I was cruising down
Montague Expressway
on the way back to the office after heading home to change into something more suitable for dining out. I noticed a motorcycle coming up behind me, and started thinking to myself, “Hey, is that a police motorcycle?” And so the argument went in my head: “I don’t think so, wouldn’t it say ‘Police’ on it?” “But I think only police ‘cycles look like that from the front.” “Don’t the police wear white helmets?”
If I’d been thinking clearly, instead of entertaining this little inner dialogue, I would have slowed down, just to be safe. Anyway, seconds later my question was answered, when the red and blue flashers came on and he pulled me over.

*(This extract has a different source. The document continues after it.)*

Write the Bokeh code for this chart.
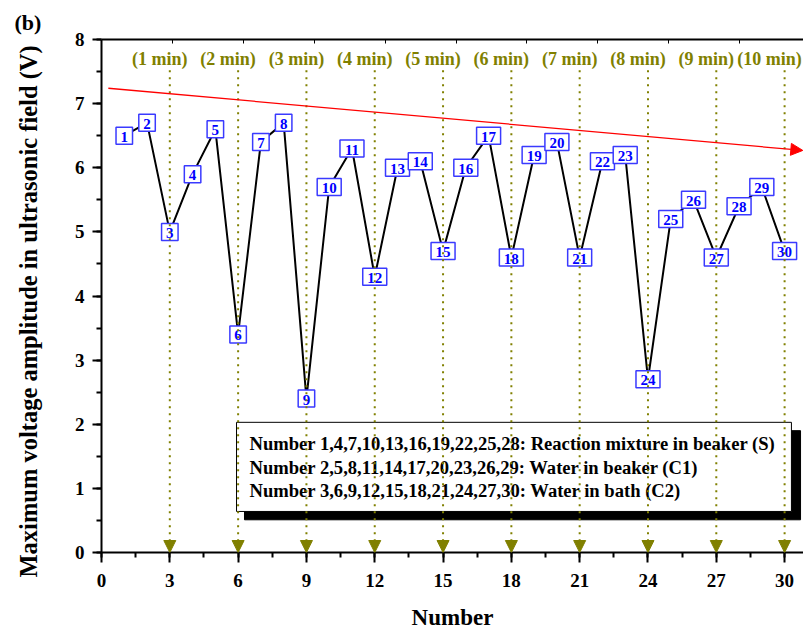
import math
from bokeh.plotting import figure
from bokeh.models import (ColumnDataSource, LinearAxis, Range1d, SingleIntervalTicker,
                          FixedTicker, Arrow, NormalHead, Title)
from bokeh.core.properties import value
from bokeh.embed import file_html
from bokeh.resources import INLINE

# ---------------- data ----------------
numbers = list(range(1, 31))
voltage = [6.5, 6.7, 5.0, 5.9, 6.6, 3.4, 6.4, 6.7, 2.4, 5.7,
           6.3, 4.3, 6.0, 6.1, 4.7, 6.0, 6.5, 4.6, 6.2, 6.4,
           4.6, 6.1, 6.2, 2.7, 5.2, 5.5, 4.6, 5.4, 5.7, 4.7]
minute_marks = [3, 6, 9, 12, 15, 18, 21, 24, 27, 30]
minute_labels = ["(1 min)", "(2 min)", "(3 min)", "(4 min)", "(5 min)",
                 "(6 min)", "(7 min)", "(8 min)", "(9 min)", "(10 min)"]
trend_x = [0.3, 30.8]
trend_y = [7.24, 6.27]
legend_lines = [
    "Number 1,4,7,10,13,16,19,22,25,28: Reaction mixture in beaker (S)",
    "Number 2,5,8,11,14,17,20,23,26,29: Water in beaker (C1)",
    "Number 3,6,9,12,15,18,21,24,27,30: Water in bath (C2)",
]

FONT = "Liberation Serif"
OLIVE = "#808000"

p = figure(width=803, height=632, output_backend="svg", toolbar_location=None,
           x_range=Range1d(0, 30.83), y_range=Range1d(0, 8),
           min_border_left=101, min_border_right=0, min_border_top=39,
           min_border_bottom=80)
p.xgrid.visible = False
p.ygrid.visible = False
p.outline_line_color = None
p.background_fill_color = "white"

# axes styling
for ax in (p.xaxis[0], p.yaxis[0]):
    ax.axis_line_width = 2
    ax.major_tick_line_width = 2
    ax.minor_tick_line_width = 2
    ax.major_tick_in = 0
    ax.minor_tick_in = 0
    ax.major_label_text_font = FONT
    ax.major_label_text_font_style = "bold"
    ax.major_label_text_font_size = "19px"
    ax.major_label_text_color = "black"

p.xaxis.ticker = SingleIntervalTicker(interval=3, num_minor_ticks=2)
p.xaxis.major_tick_out = 10
p.xaxis.minor_tick_out = 5
p.xaxis.major_label_standoff = 11
p.xaxis.axis_label = "Number"
p.xaxis.axis_label_text_font = FONT
p.xaxis.axis_label_text_font_style = "bold"
p.xaxis.axis_label_text_font_size = "23px"
p.xaxis.axis_label_text_color = "black"
p.xaxis.axis_label_standoff = 15

p.yaxis.ticker = SingleIntervalTicker(interval=1, num_minor_ticks=2)
p.yaxis.major_tick_out = 9
p.yaxis.minor_tick_out = 5
p.yaxis.major_label_standoff = 8

# top frame axis with small inner ticks
top_ticks = [3, 6, 9, 12, 15, 18, 21, 24, 27]
p.extra_x_ranges = {"top": Range1d(0, 29.7)}
top = LinearAxis(x_range_name="top", ticker=FixedTicker(ticks=top_ticks),
                 major_tick_in=4, major_tick_out=0, minor_tick_in=0, minor_tick_out=0,
                 axis_line_width=2, major_tick_line_width=1,
                 major_label_overrides={t: "" for t in top_ticks})
p.add_layout(top, "above")

# dotted minute markers with arrow heads
mk = ColumnDataSource(dict(x=minute_marks, ys=[7.52] * len(minute_marks),
                           ye=[0.0] * len(minute_marks)))
p.add_layout(Arrow(x_start="x", y_start="ys", x_end="x", y_end="ye", source=mk,
                   line_color=OLIVE, line_width=2, line_dash="2 5",
                   end=NormalHead(size=12, fill_color=OLIVE, line_color=OLIVE, line_width=1)))

# minute labels
ml = ColumnDataSource(dict(x=minute_marks, y=[7.69] * len(minute_marks), t=minute_labels,
                           off=[-10 - 5 * (len(s) > 7) for s in minute_labels]))
p.text(x="x", y="y", text="t", x_offset="off", source=ml,
       text_align="center", text_baseline="middle",
       text_font=value(FONT), text_font_style="bold", text_font_size="18px",
       text_color=OLIVE)

# trend arrow
p.add_layout(Arrow(x_start=trend_x[0], y_start=trend_y[0], x_end=trend_x[1], y_end=trend_y[1],
                   line_color="red", line_width=1.3,
                   end=NormalHead(size=12, fill_color="red", line_color="red", line_width=1)))

# data line
p.line(numbers, voltage, line_color="black", line_width=2)

# labelled boxes
lab = [str(n) for n in numbers]
src = ColumnDataSource(dict(x=numbers, y=voltage, t=lab,
                            w=[9 + 7.5 * len(s) for s in lab]))
p.rect(x="x", y="y", width="w", height=17, width_units="screen", height_units="screen",
       fill_color="white", line_color="#3a3aff", line_width=1.5, source=src)
p.text(x="x", y="y", text="t", source=src, text_align="center", text_baseline="middle",
       text_font=value(FONT), text_font_style="bold", text_font_size="15px",
       text_color="#0000ff", y_offset=1)

# legend box with shadow
p.quad(left=[6.28], right=[30.70], bottom=[0.51], top=[1.90], fill_color="black", line_color="black")
p.quad(left=[5.93], right=[30.30], bottom=[0.64], top=[2.03], fill_color="white",
       line_color="black", line_width=1)
p.text(x=[6.5] * 3, y=[1.70, 1.33, 0.97], text=legend_lines, text_align="left",
       text_baseline="middle", text_font=value(FONT), text_font_style="bold",
       text_font_size="18.6px", text_color="black")

# y axis title and panel tag
p.add_layout(Title(text="Maximum voltage amplitude in ultrasonic field (V)", align="left",
                   offset=-25, text_font=FONT, text_font_style="bold", standoff=0,
                   padding=dict(left=0, right=0, top=0, bottom=30),
                   text_font_size="24.5px", text_color="black"), "left")
p.add_layout(Title(text="(b)", align="left", offset=-87, text_font=FONT,
                   text_font_style="bold", text_font_size="22px", text_color="black"), "above")

open("out.html", "w").write(file_html(p, INLINE))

And that’s how I got my very first speeding ticket.
Actually after four years in California it’s a surprise it didn’t happen sooner. I’ve been pulled over three times previously for various minor infractions, and let off with warnings as many times. I suppose my luck was bound to run out sooner or later.
The “rite” refers to something I’ve heard mentioned and discussed by many of my friends and acquaintances: traffic school. In California you can get a traffic violation stricken from your record (at most once every eighteen months, I’m told)—and thereby avoid paying increased auto insurance premiums—by attending a day-long class on the rules of traffic, etc. I wouldn’t call it a pleasant—or even interesting—experience, but it’s something almost everybody here goes through, and in a way I look forward to it as a sort of rite of passage towards becoming a “real” Californian.